Legendary climber Ali Raza Sadpara laid to rest

ISLAMABAD, May 27 (APP): Legendary Pakistan climber, Ali Raza Sadpara, who breathed his last on Friday after succumbing to injuries, was laid to rest in Skardu.

The 56-year-old had suffered serious injuries on May 17 after falling down a mountain during a routine training near his village Sadpara in Skardu as part of his preparations to summit K2 this summer when he slipped off a cliff and fell into a ditch.

According to Alpine Club of Pakistan (ACP), he was admitted to a regional hospital where doctors said he had broken his spinal cord and ribs.

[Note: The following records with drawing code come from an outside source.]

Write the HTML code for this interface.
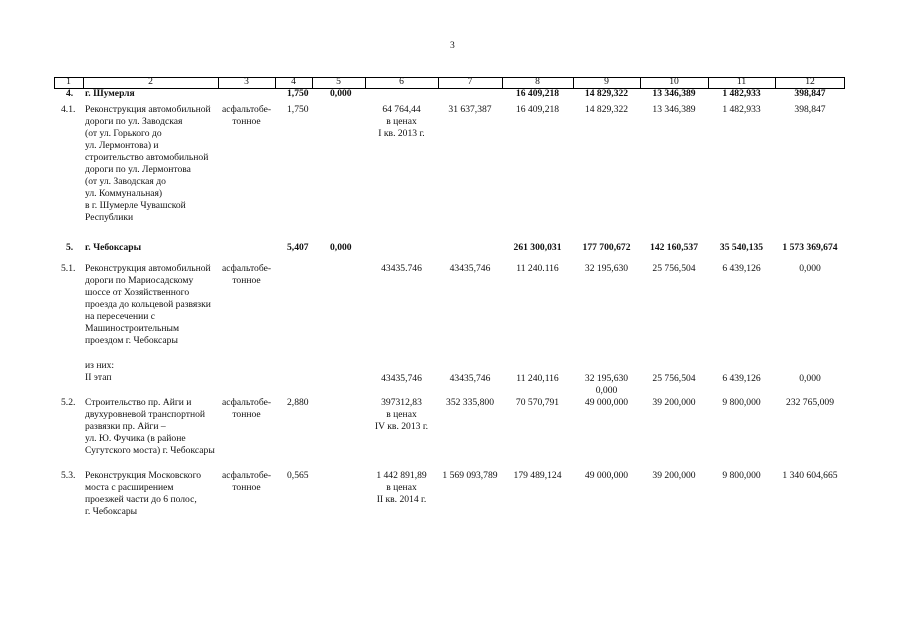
<!DOCTYPE html>
<html><head><meta charset="utf-8"><style>
body{margin:0;background:#fff;width:905px;height:640px;position:relative;overflow:hidden;font-family:"Liberation Serif",serif;font-size:9.6px;color:#111}
div{position:absolute;line-height:12px;white-space:nowrap}
.c{text-align:center}
.b{font-weight:bold}
.hl{height:1px;background:#000;left:54px;width:791px}
.vl{width:1px;background:#000;top:77px;height:11px}
</style></head><body>
<div style="left:450px;top:40px">3</div>
<div class="hl" style="top:77px"></div>
<div class="hl" style="top:88px"></div>
<div class="vl" style="left:54px"></div><div class="vl" style="left:83px"></div><div class="vl" style="left:218px"></div><div class="vl" style="left:275px"></div><div class="vl" style="left:312px"></div><div class="vl" style="left:365px"></div><div class="vl" style="left:438px"></div><div class="vl" style="left:502px"></div><div class="vl" style="left:573px"></div><div class="vl" style="left:640px"></div><div class="vl" style="left:708px"></div><div class="vl" style="left:775px"></div><div class="vl" style="left:844px"></div>
<div class="c" style="left:54px;width:29px;top:76px">1</div>
<div class="c" style="left:83px;width:135px;top:76px">2</div>
<div class="c" style="left:218px;width:57px;top:76px">3</div>
<div class="c" style="left:275px;width:37px;top:76px">4</div>
<div class="c" style="left:312px;width:53px;top:76px">5</div>
<div class="c" style="left:365px;width:73px;top:76px">6</div>
<div class="c" style="left:438px;width:64px;top:76px">7</div>
<div class="c" style="left:502px;width:71px;top:76px">8</div>
<div class="c" style="left:573px;width:67px;top:76px">9</div>
<div class="c" style="left:640px;width:68px;top:76px">10</div>
<div class="c" style="left:708px;width:67px;top:76px">11</div>
<div class="c" style="left:775px;width:70px;top:76px">12</div>

<div class="b" style="left:66px;top:88px">4.</div>
<div class="b" style="left:85px;top:88px">г. Шумерля</div>
<div class="b" style="left:287px;top:88px">1,750</div>
<div class="b" style="left:330px;top:88px">0,000</div>
<div class="b c" style="left:502px;width:71px;top:88px">16 409,218</div>
<div class="b c" style="left:573px;width:67px;top:88px">14 829,322</div>
<div class="b c" style="left:640px;width:68px;top:88px">13 346,389</div>
<div class="b c" style="left:708px;width:67px;top:88px">1 482,933</div>
<div class="b c" style="left:775px;width:70px;top:88px">398,847</div>

<div style="left:61px;top:104px">4.1.</div>
<div style="left:85px;top:104px">Реконструкция автомобильной<br>дороги по ул. Заводская<br>(от ул. Горького до<br>ул. Лермонтова) и<br>строительство автомобильной<br>дороги по ул. Лермонтова<br>(от ул. Заводская до<br>ул. Коммунальная)<br>в г. Шумерле Чувашской<br>Республики</div>
<div class="c" style="left:218px;width:57px;top:104px">асфальтобе-<br>тонное</div>
<div style="left:287px;top:104px">1,750</div>
<div class="c" style="left:365px;width:73px;top:104px">64 764,44<br>в ценах<br>I кв. 2013 г.</div>
<div class="c" style="left:438px;width:64px;top:104px">31 637,387</div>
<div class="c" style="left:502px;width:71px;top:104px">16 409,218</div>
<div class="c" style="left:573px;width:67px;top:104px">14 829,322</div>
<div class="c" style="left:640px;width:68px;top:104px">13 346,389</div>
<div class="c" style="left:708px;width:67px;top:104px">1 482,933</div>
<div class="c" style="left:775px;width:70px;top:104px">398,847</div>

<div class="b" style="left:66px;top:242px">5.</div>
<div class="b" style="left:85px;top:242px">г. Чебоксары</div>
<div class="b" style="left:287px;top:242px">5,407</div>
<div class="b" style="left:330px;top:242px">0,000</div>
<div class="b c" style="left:502px;width:71px;top:242px">261 300,031</div>
<div class="b c" style="left:573px;width:67px;top:242px">177 700,672</div>
<div class="b c" style="left:640px;width:68px;top:242px">142 160,537</div>
<div class="b c" style="left:708px;width:67px;top:242px">35 540,135</div>
<div class="b c" style="left:775px;width:70px;top:242px">1 573 369,674</div>

<div style="left:61px;top:263px">5.1.</div>
<div style="left:85px;top:263px">Реконструкция автомобильной<br>дороги по Мариосадскому<br>шоссе от Хозяйственного<br>проезда до кольцевой развязки<br>на пересечении с<br>Машиностроительным<br>проездом г. Чебоксары</div>
<div class="c" style="left:218px;width:57px;top:263px">асфальтобе-<br>тонное</div>
<div class="c" style="left:365px;width:73px;top:263px">43435.746</div>
<div class="c" style="left:438px;width:64px;top:263px">43435,746</div>
<div class="c" style="left:502px;width:71px;top:263px">11 240.116</div>
<div class="c" style="left:573px;width:67px;top:263px">32 195,630</div>
<div class="c" style="left:640px;width:68px;top:263px">25 756,504</div>
<div class="c" style="left:708px;width:67px;top:263px">6 439,126</div>
<div class="c" style="left:775px;width:70px;top:263px">0,000</div>

<div style="left:85px;top:360px">из них:<br>II этап</div>
<div class="c" style="left:365px;width:73px;top:373px">43435,746</div>
<div class="c" style="left:438px;width:64px;top:373px">43435,746</div>
<div class="c" style="left:502px;width:71px;top:373px">11 240,116</div>
<div class="c" style="left:573px;width:67px;top:373px">32 195,630<br>0,000</div>
<div class="c" style="left:640px;width:68px;top:373px">25 756,504</div>
<div class="c" style="left:708px;width:67px;top:373px">6 439,126</div>
<div class="c" style="left:775px;width:70px;top:373px">0,000</div>

<div style="left:61px;top:397px">5.2.</div>
<div style="left:85px;top:397px">Строительство пр. Айги и<br>двухуровневой транспортной<br>развязки пр. Айги –<br>ул. Ю. Фучика (в районе<br>Сугутского моста) г. Чебоксары</div>
<div class="c" style="left:218px;width:57px;top:397px">асфальтобе-<br>тонное</div>
<div style="left:287px;top:397px">2,880</div>
<div class="c" style="left:365px;width:73px;top:397px">397312,83<br>в ценах<br>IV кв. 2013 г.</div>
<div class="c" style="left:438px;width:64px;top:397px">352 335,800</div>
<div class="c" style="left:502px;width:71px;top:397px">70 570,791</div>
<div class="c" style="left:573px;width:67px;top:397px">49 000,000</div>
<div class="c" style="left:640px;width:68px;top:397px">39 200,000</div>
<div class="c" style="left:708px;width:67px;top:397px">9 800,000</div>
<div class="c" style="left:775px;width:70px;top:397px">232 765,009</div>

<div style="left:61px;top:470px">5.3.</div>
<div style="left:85px;top:470px">Реконструкция Московского<br>моста с расширением<br>проезжей части до 6 полос,<br>г. Чебоксары</div>
<div class="c" style="left:218px;width:57px;top:470px">асфальтобе-<br>тонное</div>
<div style="left:287px;top:470px">0,565</div>
<div class="c" style="left:365px;width:73px;top:470px">1 442 891,89<br>в ценах<br>II кв. 2014 г.</div>
<div class="c" style="left:438px;width:64px;top:470px">1 569 093,789</div>
<div class="c" style="left:502px;width:71px;top:470px">179 489,124</div>
<div class="c" style="left:573px;width:67px;top:470px">49 000,000</div>
<div class="c" style="left:640px;width:68px;top:470px">39 200,000</div>
<div class="c" style="left:708px;width:67px;top:470px">9 800,000</div>
<div class="c" style="left:775px;width:70px;top:470px">1 340 604,665</div>
</body></html>
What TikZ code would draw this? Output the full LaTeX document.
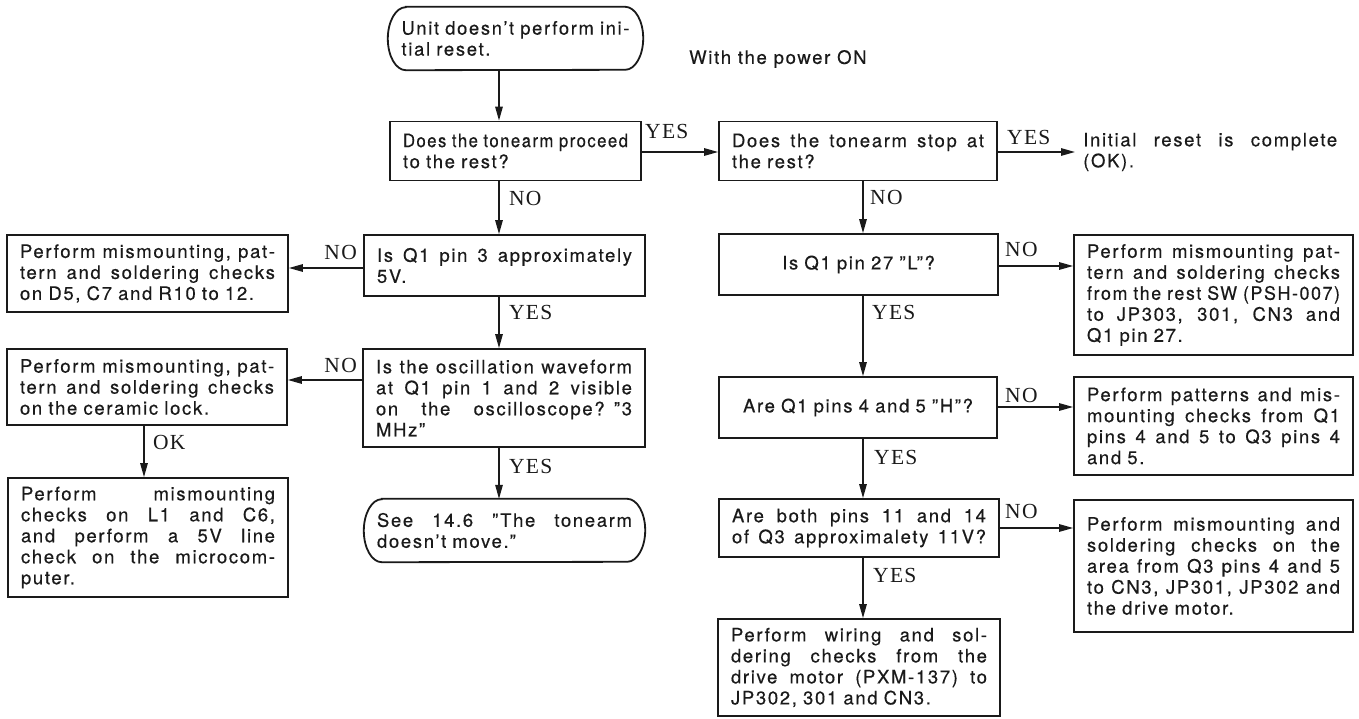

Since then, he was on a ventilator but he did not recover,” Karrar Haidri Secretary ACP told APP.

Ali Raza had 17 successful summits to his credit including all the above 8000m peaks in Pakistan barring K2. “It was his dream to conquer K2. He attempted the peak [K2] twice in the past but returned both times due to bad weather when he was just a few hundred metres away. This summer, he was once again set to embark on a K2 expedition that this unfortunate incident took place and consequently he lost his life,” he added.

Ali Raza was also the mentor of the late Ali Sadpara and Hassan Sadpara, who belonged to his village.

He started his climbing career in 1986 as a high-altitude porter at K2. He ascended Broad Peak (8047m), four times in 1993, 2005, 2011, and 2017, Gasherbrum-II (8035m) five times in 1998, 2004, 2017, 2018 and 2021, Gasherbrum-I( 8068m) four times in 1990, 2000 and 2017. He scaled Nanga Parbat (8125m) in 2005, SiaKangri in 1996, BaltoroKangri in 2000. He also summitted Spantik (7027m) four times.